Problem details:
Reply with one number: the count of lines in the records below that hold "draw".

Stored data:
────────────────
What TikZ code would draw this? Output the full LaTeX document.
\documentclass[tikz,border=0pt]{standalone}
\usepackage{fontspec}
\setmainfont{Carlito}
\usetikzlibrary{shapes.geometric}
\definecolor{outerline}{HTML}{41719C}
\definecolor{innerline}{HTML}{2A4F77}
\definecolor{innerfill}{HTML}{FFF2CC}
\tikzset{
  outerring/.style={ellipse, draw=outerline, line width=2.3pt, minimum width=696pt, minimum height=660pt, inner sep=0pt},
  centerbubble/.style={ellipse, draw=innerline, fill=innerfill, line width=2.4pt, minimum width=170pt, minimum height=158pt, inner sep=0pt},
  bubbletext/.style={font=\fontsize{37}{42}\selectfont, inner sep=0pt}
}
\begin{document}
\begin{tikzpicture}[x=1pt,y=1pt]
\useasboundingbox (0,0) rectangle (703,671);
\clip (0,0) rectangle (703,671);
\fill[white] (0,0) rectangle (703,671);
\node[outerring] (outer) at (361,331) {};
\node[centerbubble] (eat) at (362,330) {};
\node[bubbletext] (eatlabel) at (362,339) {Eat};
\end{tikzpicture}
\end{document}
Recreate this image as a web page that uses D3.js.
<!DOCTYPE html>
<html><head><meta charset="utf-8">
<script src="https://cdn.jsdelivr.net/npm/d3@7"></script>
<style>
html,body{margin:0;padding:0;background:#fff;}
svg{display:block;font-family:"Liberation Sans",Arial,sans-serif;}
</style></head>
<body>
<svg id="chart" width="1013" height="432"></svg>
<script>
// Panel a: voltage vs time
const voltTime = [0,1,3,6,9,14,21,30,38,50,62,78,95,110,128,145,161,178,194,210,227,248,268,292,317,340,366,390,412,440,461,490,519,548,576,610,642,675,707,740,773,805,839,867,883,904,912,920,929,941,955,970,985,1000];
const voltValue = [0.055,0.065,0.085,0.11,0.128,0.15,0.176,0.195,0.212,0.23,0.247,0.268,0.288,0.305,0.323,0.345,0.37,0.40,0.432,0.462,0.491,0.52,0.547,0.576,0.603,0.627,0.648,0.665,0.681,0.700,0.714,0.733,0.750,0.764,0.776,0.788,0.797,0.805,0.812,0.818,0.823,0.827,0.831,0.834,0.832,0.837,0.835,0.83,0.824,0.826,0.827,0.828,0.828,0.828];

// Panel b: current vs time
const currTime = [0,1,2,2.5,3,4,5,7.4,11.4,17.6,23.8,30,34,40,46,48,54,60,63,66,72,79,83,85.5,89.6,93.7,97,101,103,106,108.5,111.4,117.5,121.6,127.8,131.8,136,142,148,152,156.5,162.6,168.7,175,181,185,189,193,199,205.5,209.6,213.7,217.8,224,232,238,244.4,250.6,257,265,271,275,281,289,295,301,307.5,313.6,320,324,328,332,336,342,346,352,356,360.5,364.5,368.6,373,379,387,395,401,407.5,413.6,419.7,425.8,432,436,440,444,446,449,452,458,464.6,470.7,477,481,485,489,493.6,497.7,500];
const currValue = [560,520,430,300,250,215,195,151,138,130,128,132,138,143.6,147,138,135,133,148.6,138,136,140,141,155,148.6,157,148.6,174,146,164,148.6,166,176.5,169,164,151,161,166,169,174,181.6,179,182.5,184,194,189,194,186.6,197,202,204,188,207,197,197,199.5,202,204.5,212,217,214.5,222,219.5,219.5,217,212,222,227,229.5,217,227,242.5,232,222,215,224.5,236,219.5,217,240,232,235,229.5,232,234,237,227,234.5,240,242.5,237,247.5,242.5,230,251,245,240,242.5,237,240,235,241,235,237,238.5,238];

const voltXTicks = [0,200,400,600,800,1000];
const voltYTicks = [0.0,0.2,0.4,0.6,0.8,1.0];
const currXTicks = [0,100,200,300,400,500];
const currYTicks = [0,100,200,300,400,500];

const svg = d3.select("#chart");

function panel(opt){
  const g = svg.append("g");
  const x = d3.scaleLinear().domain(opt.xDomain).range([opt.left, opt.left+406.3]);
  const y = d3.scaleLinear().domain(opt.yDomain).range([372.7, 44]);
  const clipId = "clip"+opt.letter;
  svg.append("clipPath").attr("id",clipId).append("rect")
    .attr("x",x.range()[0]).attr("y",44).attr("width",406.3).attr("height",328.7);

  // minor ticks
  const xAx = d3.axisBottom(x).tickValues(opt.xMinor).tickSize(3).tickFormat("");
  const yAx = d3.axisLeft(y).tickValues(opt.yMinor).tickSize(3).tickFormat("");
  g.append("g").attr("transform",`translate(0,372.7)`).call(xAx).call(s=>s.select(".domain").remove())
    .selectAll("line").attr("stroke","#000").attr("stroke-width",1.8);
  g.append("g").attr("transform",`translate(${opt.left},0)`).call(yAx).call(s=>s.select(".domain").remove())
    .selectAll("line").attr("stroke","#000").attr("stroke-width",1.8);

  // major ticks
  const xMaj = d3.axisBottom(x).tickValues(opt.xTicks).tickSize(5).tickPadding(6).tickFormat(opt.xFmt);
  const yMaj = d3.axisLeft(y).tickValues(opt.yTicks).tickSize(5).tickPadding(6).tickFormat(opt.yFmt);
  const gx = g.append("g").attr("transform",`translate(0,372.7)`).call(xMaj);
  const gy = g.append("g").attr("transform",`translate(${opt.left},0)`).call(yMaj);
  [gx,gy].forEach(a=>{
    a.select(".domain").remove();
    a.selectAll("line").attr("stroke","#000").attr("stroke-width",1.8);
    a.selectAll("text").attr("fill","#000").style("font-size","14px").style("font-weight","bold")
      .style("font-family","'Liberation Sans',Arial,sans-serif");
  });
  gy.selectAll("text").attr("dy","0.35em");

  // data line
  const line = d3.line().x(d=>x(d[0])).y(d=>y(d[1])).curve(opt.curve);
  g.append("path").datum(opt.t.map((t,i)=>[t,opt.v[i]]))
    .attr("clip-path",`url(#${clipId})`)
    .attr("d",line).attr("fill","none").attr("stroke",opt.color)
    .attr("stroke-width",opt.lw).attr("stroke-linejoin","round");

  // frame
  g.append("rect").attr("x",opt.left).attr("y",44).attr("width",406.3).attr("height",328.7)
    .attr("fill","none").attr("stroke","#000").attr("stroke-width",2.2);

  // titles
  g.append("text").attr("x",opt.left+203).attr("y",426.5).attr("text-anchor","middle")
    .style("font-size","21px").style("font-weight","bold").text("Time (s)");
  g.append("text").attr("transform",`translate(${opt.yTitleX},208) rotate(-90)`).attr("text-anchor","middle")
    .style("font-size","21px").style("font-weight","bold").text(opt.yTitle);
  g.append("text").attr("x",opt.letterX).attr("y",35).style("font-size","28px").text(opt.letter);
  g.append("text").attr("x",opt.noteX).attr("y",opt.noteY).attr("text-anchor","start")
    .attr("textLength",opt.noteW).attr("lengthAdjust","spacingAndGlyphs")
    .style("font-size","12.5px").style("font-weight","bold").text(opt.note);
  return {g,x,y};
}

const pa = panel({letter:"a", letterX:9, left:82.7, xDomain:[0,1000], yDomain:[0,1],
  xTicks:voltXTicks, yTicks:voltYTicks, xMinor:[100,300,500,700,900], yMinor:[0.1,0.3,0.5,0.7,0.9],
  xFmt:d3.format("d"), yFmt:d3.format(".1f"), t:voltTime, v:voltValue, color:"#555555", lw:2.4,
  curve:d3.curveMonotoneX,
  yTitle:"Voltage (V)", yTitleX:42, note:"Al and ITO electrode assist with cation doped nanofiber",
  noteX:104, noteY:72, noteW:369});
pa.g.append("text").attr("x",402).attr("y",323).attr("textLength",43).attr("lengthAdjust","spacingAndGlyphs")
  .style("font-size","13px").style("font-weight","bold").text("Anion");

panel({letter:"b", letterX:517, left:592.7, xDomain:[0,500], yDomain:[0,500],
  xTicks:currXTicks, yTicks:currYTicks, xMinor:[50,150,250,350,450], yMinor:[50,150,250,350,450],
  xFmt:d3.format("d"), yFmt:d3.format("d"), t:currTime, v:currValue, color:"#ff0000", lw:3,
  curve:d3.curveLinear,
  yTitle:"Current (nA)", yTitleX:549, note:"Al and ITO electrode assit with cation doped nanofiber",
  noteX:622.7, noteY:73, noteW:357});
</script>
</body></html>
────────────────
Answer to the exercise:
3